Many people hear the word painter and imagine one person with a ladder, a drop cloth, and a roller. In reality, the field is far broader. Some painters spend their days repairing drywall and cutting clean lines along baseboards. Others work high above the ground on lifts, applying corrosion-resistant coatings to tanks, pipelines, or structural steel. Still others paint stage scenery, large public murals, or decorative finishes that make a wall look like stone, plaster, or weathered wood. The tools may overlap, but the goals are often very different. One role may prioritize comfort and color harmony, another may focus on code compliance, abrasion resistance, and long service life.

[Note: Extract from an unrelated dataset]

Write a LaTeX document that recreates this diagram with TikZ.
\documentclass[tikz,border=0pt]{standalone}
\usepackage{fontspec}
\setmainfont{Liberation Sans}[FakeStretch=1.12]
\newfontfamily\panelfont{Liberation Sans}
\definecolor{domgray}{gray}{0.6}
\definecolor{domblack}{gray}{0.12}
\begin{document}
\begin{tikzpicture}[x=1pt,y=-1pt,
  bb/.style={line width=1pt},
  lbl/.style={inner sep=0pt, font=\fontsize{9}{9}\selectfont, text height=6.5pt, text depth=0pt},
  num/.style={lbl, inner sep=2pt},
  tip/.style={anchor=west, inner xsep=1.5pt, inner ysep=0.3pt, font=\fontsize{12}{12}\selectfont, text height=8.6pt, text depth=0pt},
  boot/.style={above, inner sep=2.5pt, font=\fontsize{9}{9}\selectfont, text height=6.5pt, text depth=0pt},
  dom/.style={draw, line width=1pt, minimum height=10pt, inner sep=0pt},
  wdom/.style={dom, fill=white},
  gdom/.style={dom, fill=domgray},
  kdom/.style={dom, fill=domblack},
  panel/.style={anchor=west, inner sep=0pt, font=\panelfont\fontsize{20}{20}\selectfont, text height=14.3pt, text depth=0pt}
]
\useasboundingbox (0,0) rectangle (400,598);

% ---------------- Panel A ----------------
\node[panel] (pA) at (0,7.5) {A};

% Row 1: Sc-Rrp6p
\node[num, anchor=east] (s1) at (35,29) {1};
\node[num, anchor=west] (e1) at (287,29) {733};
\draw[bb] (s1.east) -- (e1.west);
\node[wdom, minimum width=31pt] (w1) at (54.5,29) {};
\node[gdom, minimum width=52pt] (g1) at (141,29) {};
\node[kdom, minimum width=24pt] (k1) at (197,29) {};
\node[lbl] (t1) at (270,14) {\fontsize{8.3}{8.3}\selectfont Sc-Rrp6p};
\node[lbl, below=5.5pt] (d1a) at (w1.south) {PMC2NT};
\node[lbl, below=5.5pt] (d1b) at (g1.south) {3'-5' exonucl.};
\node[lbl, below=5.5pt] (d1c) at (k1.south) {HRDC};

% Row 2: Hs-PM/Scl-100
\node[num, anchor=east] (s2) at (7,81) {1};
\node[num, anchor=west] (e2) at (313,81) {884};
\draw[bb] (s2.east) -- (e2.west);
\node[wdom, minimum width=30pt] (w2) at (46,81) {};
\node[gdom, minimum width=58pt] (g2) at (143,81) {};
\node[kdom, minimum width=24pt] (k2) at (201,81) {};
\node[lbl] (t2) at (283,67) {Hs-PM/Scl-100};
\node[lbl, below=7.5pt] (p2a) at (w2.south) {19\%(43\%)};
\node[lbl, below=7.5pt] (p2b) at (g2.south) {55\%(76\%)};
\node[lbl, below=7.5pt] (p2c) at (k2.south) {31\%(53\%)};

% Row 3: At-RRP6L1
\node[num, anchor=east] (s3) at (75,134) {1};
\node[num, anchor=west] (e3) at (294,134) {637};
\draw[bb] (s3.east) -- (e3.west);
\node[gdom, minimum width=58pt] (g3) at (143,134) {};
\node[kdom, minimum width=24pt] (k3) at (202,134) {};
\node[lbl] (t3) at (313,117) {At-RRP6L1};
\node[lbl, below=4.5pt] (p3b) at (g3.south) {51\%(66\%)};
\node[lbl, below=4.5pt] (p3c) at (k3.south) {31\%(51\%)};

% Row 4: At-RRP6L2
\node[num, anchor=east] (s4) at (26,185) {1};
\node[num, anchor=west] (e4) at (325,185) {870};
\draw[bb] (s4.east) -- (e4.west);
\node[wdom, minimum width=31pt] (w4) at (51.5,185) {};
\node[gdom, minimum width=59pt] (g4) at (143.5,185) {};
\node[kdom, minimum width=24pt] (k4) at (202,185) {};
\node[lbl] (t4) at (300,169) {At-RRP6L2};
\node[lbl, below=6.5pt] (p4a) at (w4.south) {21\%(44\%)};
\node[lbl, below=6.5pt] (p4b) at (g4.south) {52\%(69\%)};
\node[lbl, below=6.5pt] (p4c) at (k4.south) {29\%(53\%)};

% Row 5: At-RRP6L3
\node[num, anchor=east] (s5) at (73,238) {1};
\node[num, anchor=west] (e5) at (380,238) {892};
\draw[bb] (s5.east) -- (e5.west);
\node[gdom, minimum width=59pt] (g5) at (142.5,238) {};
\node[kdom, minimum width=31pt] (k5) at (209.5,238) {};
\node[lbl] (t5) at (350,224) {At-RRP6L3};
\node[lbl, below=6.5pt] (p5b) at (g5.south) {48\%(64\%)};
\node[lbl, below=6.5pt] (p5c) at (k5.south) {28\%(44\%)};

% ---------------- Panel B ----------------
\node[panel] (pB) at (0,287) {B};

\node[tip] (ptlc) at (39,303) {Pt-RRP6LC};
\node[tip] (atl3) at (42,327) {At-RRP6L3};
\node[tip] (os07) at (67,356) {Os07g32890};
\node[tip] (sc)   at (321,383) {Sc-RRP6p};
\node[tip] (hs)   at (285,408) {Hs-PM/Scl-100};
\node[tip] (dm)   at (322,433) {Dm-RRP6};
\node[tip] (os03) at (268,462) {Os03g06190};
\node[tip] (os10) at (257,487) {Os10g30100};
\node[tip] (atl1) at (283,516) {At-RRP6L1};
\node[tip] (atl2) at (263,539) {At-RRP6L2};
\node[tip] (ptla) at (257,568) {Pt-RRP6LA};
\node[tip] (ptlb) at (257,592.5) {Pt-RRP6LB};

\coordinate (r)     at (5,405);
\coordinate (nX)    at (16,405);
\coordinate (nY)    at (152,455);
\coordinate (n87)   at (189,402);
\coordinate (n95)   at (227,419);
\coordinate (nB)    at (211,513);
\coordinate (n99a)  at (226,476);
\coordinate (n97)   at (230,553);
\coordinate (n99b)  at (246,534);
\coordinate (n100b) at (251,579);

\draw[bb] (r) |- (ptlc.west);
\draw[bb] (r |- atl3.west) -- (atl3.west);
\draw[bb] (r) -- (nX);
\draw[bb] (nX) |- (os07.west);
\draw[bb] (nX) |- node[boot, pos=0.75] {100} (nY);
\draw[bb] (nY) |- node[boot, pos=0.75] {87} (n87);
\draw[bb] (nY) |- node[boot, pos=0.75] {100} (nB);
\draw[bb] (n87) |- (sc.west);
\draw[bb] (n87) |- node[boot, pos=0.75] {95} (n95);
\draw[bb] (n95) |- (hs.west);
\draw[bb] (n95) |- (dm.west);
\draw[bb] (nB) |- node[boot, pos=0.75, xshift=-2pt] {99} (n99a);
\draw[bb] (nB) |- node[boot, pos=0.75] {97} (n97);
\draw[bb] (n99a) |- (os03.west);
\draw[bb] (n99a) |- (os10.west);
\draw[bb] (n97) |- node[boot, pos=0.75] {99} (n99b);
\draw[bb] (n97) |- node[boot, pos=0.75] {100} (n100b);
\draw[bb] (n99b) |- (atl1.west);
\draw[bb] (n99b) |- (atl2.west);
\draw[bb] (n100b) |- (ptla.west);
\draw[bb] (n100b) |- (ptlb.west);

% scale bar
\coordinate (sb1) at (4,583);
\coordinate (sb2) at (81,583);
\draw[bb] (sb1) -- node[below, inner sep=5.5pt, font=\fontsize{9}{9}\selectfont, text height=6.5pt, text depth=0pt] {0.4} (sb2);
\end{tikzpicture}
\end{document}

This article is organized as a practical outline before it becomes a deeper guide. It explores:
• what residential painters do and why preparation often separates average work from excellent work
• how commercial and industrial painters handle scale, regulation, and specialized coatings
• where decorative, mural, and scenic painters fit into the wider painting world
• how training, tools, earnings, and personal strengths can guide someone toward the right role
Across all of these areas, a few themes repeat for good reason. Surface preparation usually determines the final quality more than the final coat alone. Product knowledge matters because paint is not just color in a can; it is a system designed for particular conditions. Communication also carries surprising weight. A painter may need to translate a homeowner’s vague idea, follow a contractor’s schedule, interpret a designer’s specification, or document a coating process for inspection. So while painting can look simple from across the room, the roles inside the profession are detailed, specialized, and more intellectually demanding than they first appear.

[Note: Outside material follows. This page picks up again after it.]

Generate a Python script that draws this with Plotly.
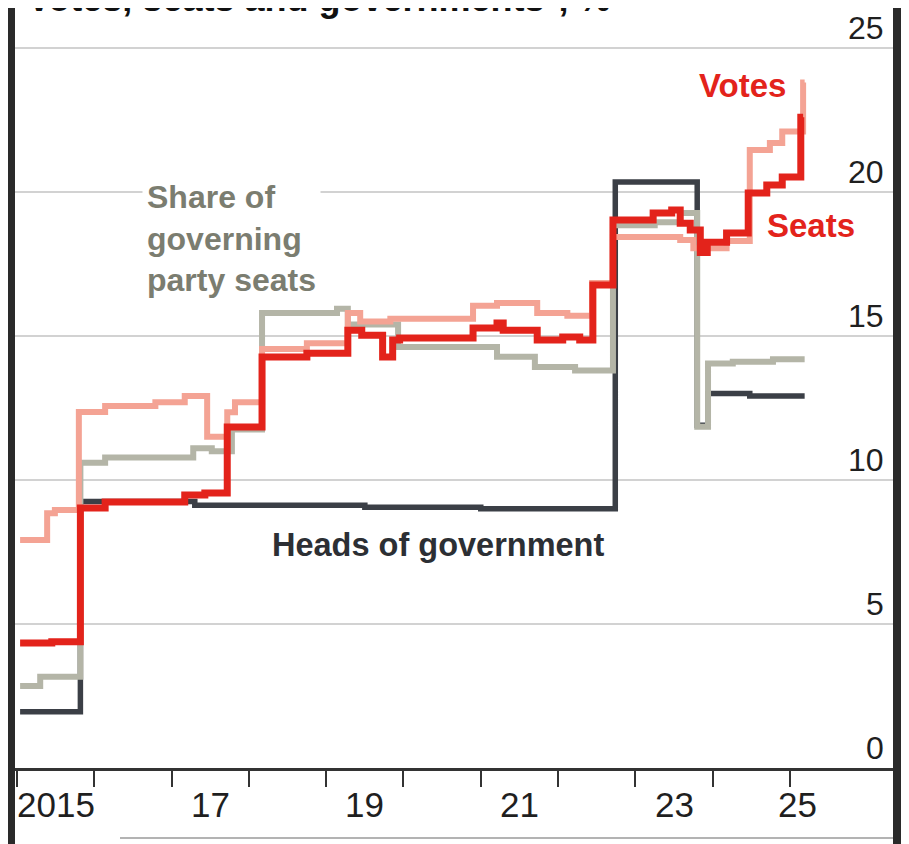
import plotly.graph_objects as go

# ---------------- data (decimal years, %) ----------------
heads_x = [2015.04, 2015.82, 2017.30, 2019.50, 2021.00, 2022.74, 2023.80, 2023.94, 2024.48, 2025.19]
heads_y = [1.95, 9.25, 9.12, 9.05, 9.00, 20.35, 11.90, 13.00, 12.92, 12.92]

share_x = [2015.04, 2015.30, 2015.82, 2016.14, 2017.28, 2017.52, 2017.78, 2018.17, 2019.14,
           2019.28, 2019.93, 2021.21, 2021.70, 2022.22, 2022.71, 2023.25, 2023.58, 2023.80,
           2023.94, 2024.26, 2024.78, 2025.19]
share_y = [2.85, 3.17, 10.60, 10.78, 11.10, 11.00, 11.75, 15.80, 15.95,
           15.40, 14.62, 14.28, 13.92, 13.80, 18.85, 18.95, 19.27, 11.85,
           14.05, 14.11, 14.19, 14.19]

votes_x = [2015.04, 2015.39, 2015.49, 2015.80, 2016.14, 2016.79, 2017.17, 2017.46, 2017.72,
           2017.82, 2018.17, 2018.75, 2019.28, 2019.44, 2019.83, 2020.90, 2021.21, 2021.73,
           2022.12, 2022.44, 2022.71, 2023.58, 2023.75, 2024.18, 2024.48, 2024.74, 2024.90,
           2025.17, 2025.19]
votes_y = [7.92, 8.85, 8.96, 12.36, 12.57, 12.70, 12.92, 11.50, 12.35,
           12.70, 14.55, 14.75, 15.80, 15.50, 15.60, 16.05, 16.15, 15.80,
           15.70, 16.84, 18.44, 18.33, 18.05, 18.30, 21.46, 21.70, 22.10,
           23.80, 23.80]

seats_x = [2015.04, 2015.45, 2015.82, 2016.14, 2017.17, 2017.43, 2017.72, 2018.17, 2018.75,
           2019.28, 2019.46, 2019.73, 2019.86, 2019.95, 2020.90, 2021.21, 2021.29, 2021.73,
           2022.06, 2022.28, 2022.45, 2022.71, 2023.23, 2023.47, 2023.58, 2023.71, 2023.84,
           2023.93, 2024.18, 2024.46, 2024.70, 2024.90, 2025.14, 2025.17]
seats_y = [4.34, 4.38, 9.03, 9.24, 9.48, 9.55, 11.84, 14.27, 14.40,
           15.20, 15.03, 14.27, 14.86, 14.93, 15.28, 15.45, 15.20, 14.86,
           14.97, 14.86, 16.77, 19.03, 19.27, 19.38, 18.92, 18.68, 17.90,
           18.26, 18.58, 19.97, 20.24, 20.52, 22.60, 22.60]

year_ticks = [2015, 2016, 2017, 2018, 2019, 2020, 2021, 2022, 2023, 2024, 2025]
year_label_pos = [2015.5, 2017.5, 2019.5, 2021.5, 2023.5, 2025.1]
year_label_text = ["2015", "17", "19", "21", "23", "25"]
y_ticks = [0, 5, 10, 15, 20, 25]

# ---------------- styling ----------------
FONT = "Liberation Sans, Arial, sans-serif"
C_HEADS = "#3b3f46"
C_SHARE = "#b4b5a7"
C_VOTES = "#f4a394"
C_SEATS = "#e3231b"

fig = go.Figure()
fig.add_trace(go.Scatter(x=heads_x, y=heads_y, mode="lines", line=dict(shape="hv", color=C_HEADS, width=5.5),
                         hoverinfo="skip", name="Heads of government"))
fig.add_trace(go.Scatter(x=share_x, y=share_y, mode="lines", line=dict(shape="hv", color=C_SHARE, width=6),
                         hoverinfo="skip", name="Share of governing party seats"))
fig.add_trace(go.Scatter(x=votes_x, y=votes_y, mode="lines", line=dict(shape="hv", color=C_VOTES, width=6),
                         hoverinfo="skip", name="Votes"))
fig.add_trace(go.Scatter(x=seats_x, y=seats_y, mode="lines", line=dict(shape="hv", color=C_SEATS, width=7),
                         hoverinfo="skip", name="Seats"))

annotations = []
# y labels above gridlines at right
for v in y_ticks:
    annotations.append(dict(x=0.991, xref="paper", y=v, yref="y", text=str(v), showarrow=False,
                            xanchor="right", yanchor="bottom", yshift=1, borderpad=0,
                            font=dict(family=FONT, size=32, color="#1f1f1f")))
# x labels between year ticks
for pos, txt in zip(year_label_pos, year_label_text):
    annotations.append(dict(x=pos, xref="x", y=0, yref="paper", text=txt, showarrow=False,
                            xanchor="center", yanchor="top", yshift=-15,
                            font=dict(family=FONT, size=35, color="#1f1f1f")))
# title (cropped at top)
annotations.append(dict(x=0.011, xref="paper", y=1, yref="paper", text="<b>Votes, seats and governments*, %</b>",
                        showarrow=False, xanchor="left", yanchor="bottom", yshift=-13,
                        font=dict(family=FONT, size=36, color="#111111")))
# series labels
annotations.append(dict(x=2016.615, xref="x", y=18.4, yref="y", text="<b>Share of<br>governing<br>party seats</b>",
                        showarrow=False, xanchor="left", yanchor="middle", align="left",
                        bgcolor="white", borderpad=4,
                        font=dict(family=FONT, size=32, color="#7b7d70")))
annotations.append(dict(x=2018.27, xref="x", y=7.74, yref="y", text="<b>Heads of government</b>",
                        showarrow=False, xanchor="left", yanchor="middle",
                        font=dict(family=FONT, size=32.5, color="#2c2f34")))
annotations.append(dict(x=2024.38, xref="x", y=23.7, yref="y", text="<b>Votes</b>",
                        showarrow=False, xanchor="center", yanchor="middle",
                        font=dict(family=FONT, size=33, color=C_SEATS)))
annotations.append(dict(x=2025.27, xref="x", y=18.85, yref="y", text="<b>Seats</b>",
                        showarrow=False, xanchor="center", yanchor="middle",
                        font=dict(family=FONT, size=33, color=C_SEATS)))

shapes = [
    # screenshot frame bars
    dict(type="rect", xref="paper", yref="paper", x0=-0.008, x1=0.0, y0=-0.12, y1=1.0,
         fillcolor="#2a2a2a", line=dict(width=0), layer="above"),
    dict(type="rect", xref="paper", yref="paper", x0=1.0, x1=1.0185, y0=-0.12, y1=1.0,
         fillcolor="#2a2a2a", line=dict(width=0), layer="above"),
    # thin rule at the very bottom
    dict(type="line", xref="paper", yref="paper", x0=0.1196, x1=1.0, y0=-0.0921, y1=-0.0921,
         line=dict(color="#9a9a9a", width=1.5)),
]

fig.update_layout(
    width=909, height=844,
    margin=dict(l=7, r=24, t=0, b=84),
    paper_bgcolor="white", plot_bgcolor="white",
    showlegend=False,
    font=dict(family=FONT),
    xaxis=dict(range=[2014.974, 2026.333], tickvals=year_ticks, showticklabels=False,
               ticks="outside", ticklen=16, tickwidth=2, tickcolor="#333333",
               showline=True, linecolor="#333333", linewidth=2.5, showgrid=False, zeroline=False,
               fixedrange=True),
    yaxis=dict(range=[0, 26.39], tickvals=y_ticks, showticklabels=False, showgrid=True,
               gridcolor="#d2d2d2", gridwidth=1.5, zeroline=False, showline=False, ticks="",
               fixedrange=True),
    annotations=annotations,
    shapes=shapes,
)

fig.write_html("out.html")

Residential Painting Roles: The Craft Behind Comfortable, Livable Spaces
Residential painting is the branch most people know best, and for good reason: it is the kind of work that most visibly changes daily life. A room can feel brighter, calmer, warmer, or more modern after a well-planned paint job, and the difference often seems almost theatrical. Yet the painter’s role in a home goes well beyond applying finish coats. Residential painters commonly assess wall condition, patch dents and cracks, sand rough areas, remove failed caulk, mask trim, protect floors, and help clients choose products suited to traffic, moisture, lighting, and cleanability. In many projects, this preparation phase takes as much time as the painting itself, sometimes more. That is one reason skilled residential painters are valued: they know that a beautiful finish starts long before the brush touches the wall.

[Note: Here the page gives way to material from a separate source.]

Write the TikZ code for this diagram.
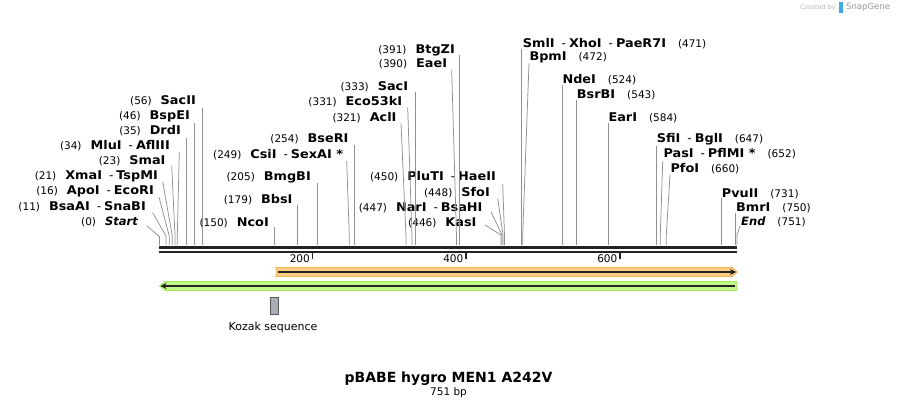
\documentclass[tikz,border=0pt]{standalone}
\usepackage{fontspec}
\setmainfont{DejaVu Sans}
\newfontfamily\labfont{DejaVu Sans}[BoldFeatures={FakeStretch=1.07}]
\usetikzlibrary{arrows.meta}
\definecolor{cutline}{RGB}{145,145,145}
\definecolor{dnacol}{RGB}{34,34,34}
\definecolor{orfill}{RGB}{251,205,128}
\definecolor{ordraw}{RGB}{242,178,84}
\definecolor{grfill}{RGB}{196,246,136}
\definecolor{grdraw}{RGB}{160,232,100}
\definecolor{kozakfill}{RGB}{168,172,180}
\definecolor{sgblue}{RGB}{60,170,230}
\newcommand\nf{\fontsize{10.5}{12}\selectfont\mdseries}
\newcommand\itf{\fontsize{11.5}{14}\selectfont\itshape}
\newcommand\dsh{\hspace{7pt}{\mdseries -}\hspace{3pt}}
\newcommand\lgap{\hspace{9pt}}
\newcommand\rgap{\hspace{12pt}}
\newcommand\cutv[3]{\coordinate (#1-a) at (#2,#3); \coordinate (#1-b) at (#2,245); \draw[cut] (#1-a) -- (#1-b);}
\newcommand\cuta[5]{\coordinate (#1-a) at (#2,#3); \coordinate (#1-b) at (#4,#5); \coordinate (#1-c) at (#4,245); \draw[cut] (#1-a) -- (#1-b) -- (#1-c);}
\begin{document}
\begin{tikzpicture}[x=1pt,y=-1pt,
  lab/.style={inner sep=0pt, font=\labfont\fontsize{12}{14}\selectfont\bfseries},
  labl/.style={lab, anchor=base east},
  labr/.style={lab, anchor=base west},
  cut/.style={draw=cutline, line width=0.75pt},
  ticklab/.style={inner sep=0pt, anchor=east, font=\fontsize{10.5}{12}\selectfont},
  tickmark/.style={draw=dnacol, line width=1.5pt}]
\path[fill=white, use as bounding box] (0,0) rectangle (897,409);

% logo
\node[inner sep=0pt, anchor=east, text=black!28, font=\fontsize{6.5}{7}\selectfont] (cby) at (836,7.5) {Created by};
\node[inner sep=0pt, anchor=west, text=black!40, font=\fontsize{8.5}{9}\selectfont] (sg) at (846,7.5) {SnapGene};
\fill[sgblue] (838.5,2) rectangle (842.5,13);

% DNA
\coordinate (dl) at (159,247.5);
\coordinate (dr) at (737,247.5);
\coordinate (bl) at (159,251.5);
\coordinate (br) at (737,251.5);
\draw[dnacol, line width=3pt] (dl) -- (dr);
\draw[dnacol, line width=2pt] (bl) -- (br);

% ticks
\coordinate (t200a) at (312.5,252.5); \coordinate (t200b) at (312.5,259);
\coordinate (t400a) at (466,252.5); \coordinate (t400b) at (466,259);
\coordinate (t600a) at (620,252.5); \coordinate (t600b) at (620,259);
\draw[tickmark] (t200a) -- (t200b);
\draw[tickmark] (t400a) -- (t400b);
\draw[tickmark] (t600a) -- (t600b);
\node[ticklab] (l200) at (310,258.5) {200};
\node[ticklab] (l400) at (463.5,258.5) {400};
\node[ticklab] (l600) at (617.5,258.5) {600};

% features
\fill[orfill, draw=ordraw, line width=0.8pt] (276,267.5) -- (732,267.5) -- (737.5,272) -- (732,276.5) -- (276,276.5) -- cycle;
\coordinate (oa) at (278,272); \coordinate (ob) at (736,272);
\draw[dnacol, line width=1.8pt, -{Stealth[length=6pt,width=6pt]}] (oa) -- (ob);
\fill[grfill, draw=grdraw, line width=0.8pt] (165,281.5) -- (737,281.5) -- (737,290.5) -- (165,290.5) -- (159.5,286) -- cycle;
\coordinate (ga) at (735,286); \coordinate (gb) at (160.5,286);
\draw[dnacol, line width=1.8pt, -{Stealth[length=6pt,width=6pt]}] (ga) -- (gb);
\draw[fill=kozakfill, draw=black!65, line width=0.8pt] (270,297.5) rectangle (278,314);
\node[inner sep=0pt, font=\fontsize{11}{13}\selectfont] (kozak) at (273,327.5) {Kozak sequence};

% title
\node[inner sep=0pt, font=\fontsize{14}{16}\selectfont\bfseries] (title) at (448.5,379) {pBABE hygro MEN1 A242V};
\node[inner sep=0pt, font=\fontsize{10.5}{12}\selectfont] (len) at (448.5,393) {751 bp};

% left labels
\node[labl] (start) at (138,225.3) {{\nf (0)}\lgap{\itf Start}};
\node[labl] (bsaai) at (146,210.3) {{\nf (11)}\lgap BsaAI\dsh SnaBI};
\node[labl] (apoi) at (154,194.3) {{\nf (16)}\lgap ApoI\dsh EcoRI};
\node[labl] (xmai) at (158,179.3) {{\nf (21)}\lgap XmaI\dsh TspMI};
\node[labl] (smai) at (165.7,164.3) {{\nf (23)}\lgap SmaI};
\node[labl] (mlui) at (170,149.3) {{\nf (34)}\lgap MluI\dsh AflIII};
\node[labl] (drdi) at (181,134.3) {{\nf (35)}\lgap DrdI};
\node[labl] (bspei) at (190,119.3) {{\nf (46)}\lgap BspEI};
\node[labl] (sacii) at (196,104.3) {{\nf (56)}\lgap SacII};
\node[labl] (ncoi) at (269,226) {{\nf (150)}\lgap NcoI};
\node[labl] (bbsi) at (292.7,203.3) {{\nf (179)}\lgap BbsI};
\node[labl] (bmgbi) at (311,181) {{\nf (205)}\lgap BmgBI};
\node[labl] (csii) at (343.3,158.3) {{\nf (249)}\lgap CsiI\dsh SexAI *};
\node[labl] (bseri) at (348.7,142.6) {{\nf (254)}\lgap BseRI};
\node[labl] (acli) at (396.7,121.6) {{\nf (321)}\lgap AclI};
\node[labl] (eco) at (402.3,105.3) {{\nf (331)}\lgap Eco53kI};
\node[labl] (saci) at (408.3,91) {{\nf (333)}\lgap SacI};
\node[labl] (btgzi) at (455,53.3) {{\nf (391)}\lgap BtgZI};
\node[labl] (eaei) at (447.3,67.6) {{\nf (390)}\lgap EaeI};
\node[labl] (pluti) at (496,181) {{\nf (450)}\lgap PluTI\dsh HaeII};
\node[labl] (sfoi) at (490,196.6) {{\nf (448)}\lgap SfoI};
\node[labl] (nari) at (482.7,211) {{\nf (447)}\lgap NarI\dsh BsaHI};
\node[labl] (kasi) at (476.7,226) {{\nf (446)}\lgap KasI};

% right labels
\node[labr] (smli) at (522.7,47.6) {SmlI\dsh XhoI\dsh PaeR7I\rgap{\nf (471)}};
\node[labr] (bpmi) at (529.3,61) {BpmI\rgap{\nf (472)}};
\node[labr] (ndei) at (562.3,83.6) {NdeI\rgap{\nf (524)}};
\node[labr] (bsrbi) at (576.7,98.3) {BsrBI\rgap{\nf (543)}};
\node[labr] (eari) at (608.3,121.6) {EarI\rgap{\nf (584)}};
\node[labr] (sfii) at (656.7,142.6) {SfiI\dsh BglI\rgap{\nf (647)}};
\node[labr] (pasi) at (663.3,157.6) {PasI\dsh PflMI *\rgap{\nf (652)}};
\node[labr] (pfoi) at (670.3,172.6) {PfoI\rgap{\nf (660)}};
\node[labr] (pvuii) at (721.7,197.6) {PvuII\rgap{\nf (731)}};
\node[labr] (bmri) at (736,211.6) {BmrI\rgap{\nf (750)}};
\node[labr] (endl) at (741,225.3) {{\itf End}\rgap{\nf (751)}};

% cut lines
\cuta{c-start}{146.7}{225.7}{159.5}{236.7}
\cuta{c-bsaai}{152.7}{212.7}{166}{236}
\cuta{c-apoi}{159}{197.3}{169.3}{236}
\cuta{c-xmai}{162.7}{181.7}{172.3}{236}
\cuta{c-smai}{171.7}{166}{175}{236}
\cuta{c-mlui}{179.3}{151.7}{177.3}{236}
\cutv{c-drdi}{186}{137.7}
\cutv{c-bspei}{194.3}{123.3}
\cutv{c-sacii}{202.3}{108.3}
\cutv{c-ncoi}{274.5}{227}
\cutv{c-bbsi}{297.3}{205}
\cutv{c-bmgbi}{317.3}{183.3}
\cuta{c-csii}{346.7}{161}{349.3}{236.7}
\cutv{c-bseri}{354.3}{145}
\cuta{c-acli}{401}{123.3}{406}{236.7}
\cuta{c-eco}{407.7}{107.3}{412}{236.7}
\cutv{c-saci}{415.5}{92}
\cutv{c-btgzi}{459.3}{55}
\cuta{c-eaei}{451.7}{70}{456.5}{236.7}
\cuta{c-pluti}{502.7}{184}{504.5}{235}
\cuta{c-sfoi}{497.7}{198.3}{503}{235}
\cuta{c-nari}{491}{211.7}{502}{235}
\cuta{c-kasi}{485}{225}{501}{235}
\cutv{c-smli}{521.7}{49}
\cuta{c-bpmi}{529}{63.3}{522.7}{235}
\cutv{c-ndei}{562.3}{85}
\cutv{c-bsrbi}{576.7}{100}
\cutv{c-eari}{608.3}{123.3}
\cutv{c-sfii}{656.7}{146}
\cuta{c-pasi}{662.7}{161}{660.3}{235}
\cuta{c-pfoi}{670}{175}{666.3}{235}
\cutv{c-pvuii}{721.7}{198.3}
\cutv{c-bmri}{735.7}{213.3}
\cuta{c-end}{740}{226}{737}{235}
\end{tikzpicture}
\end{document}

There are also meaningful differences within residential work. Interior painters focus on visual consistency, low-odor products, furniture protection, and clean edges around trim, ceilings, and fixtures. Exterior painters deal with weather exposure, UV damage, peeling coatings, mildew, wood movement, and substrate failure. One job may require a smooth eggshell finish in a nursery; another may call for breathable masonry coating on older brick. A reliable residential painter must understand these distinctions instead of treating every surface the same. Acrylic latex products are common for modern interior and exterior work because they tend to dry relatively quickly, offer easy cleanup, and perform well in many environments, but product choice still depends on the surface and the conditions.
Daily work in this role often includes:
• estimating materials and labor
• setting up ladders, masking, and dust control
• spot priming stains or repaired areas
• brushing, rolling, and sometimes spraying
• inspecting for lap marks, flashing, drips, and uneven sheen
• cleaning the site so the home is usable again
Residential painters also need strong people skills. They work in personal spaces where homeowners are attentive to noise, timing, color accuracy, and cleanliness. A technically capable painter who communicates poorly may still leave a client dissatisfied. In labor market terms, pay varies by region, experience, and whether the painter is employed or self-employed, but recent U.S. labor data has generally placed painters in construction and maintenance around the mid-range skilled-trade earnings level rather than at entry-level service wages. For someone who likes visible results, practical problem-solving, and direct customer interaction, residential painting can be both creatively satisfying and commercially steady.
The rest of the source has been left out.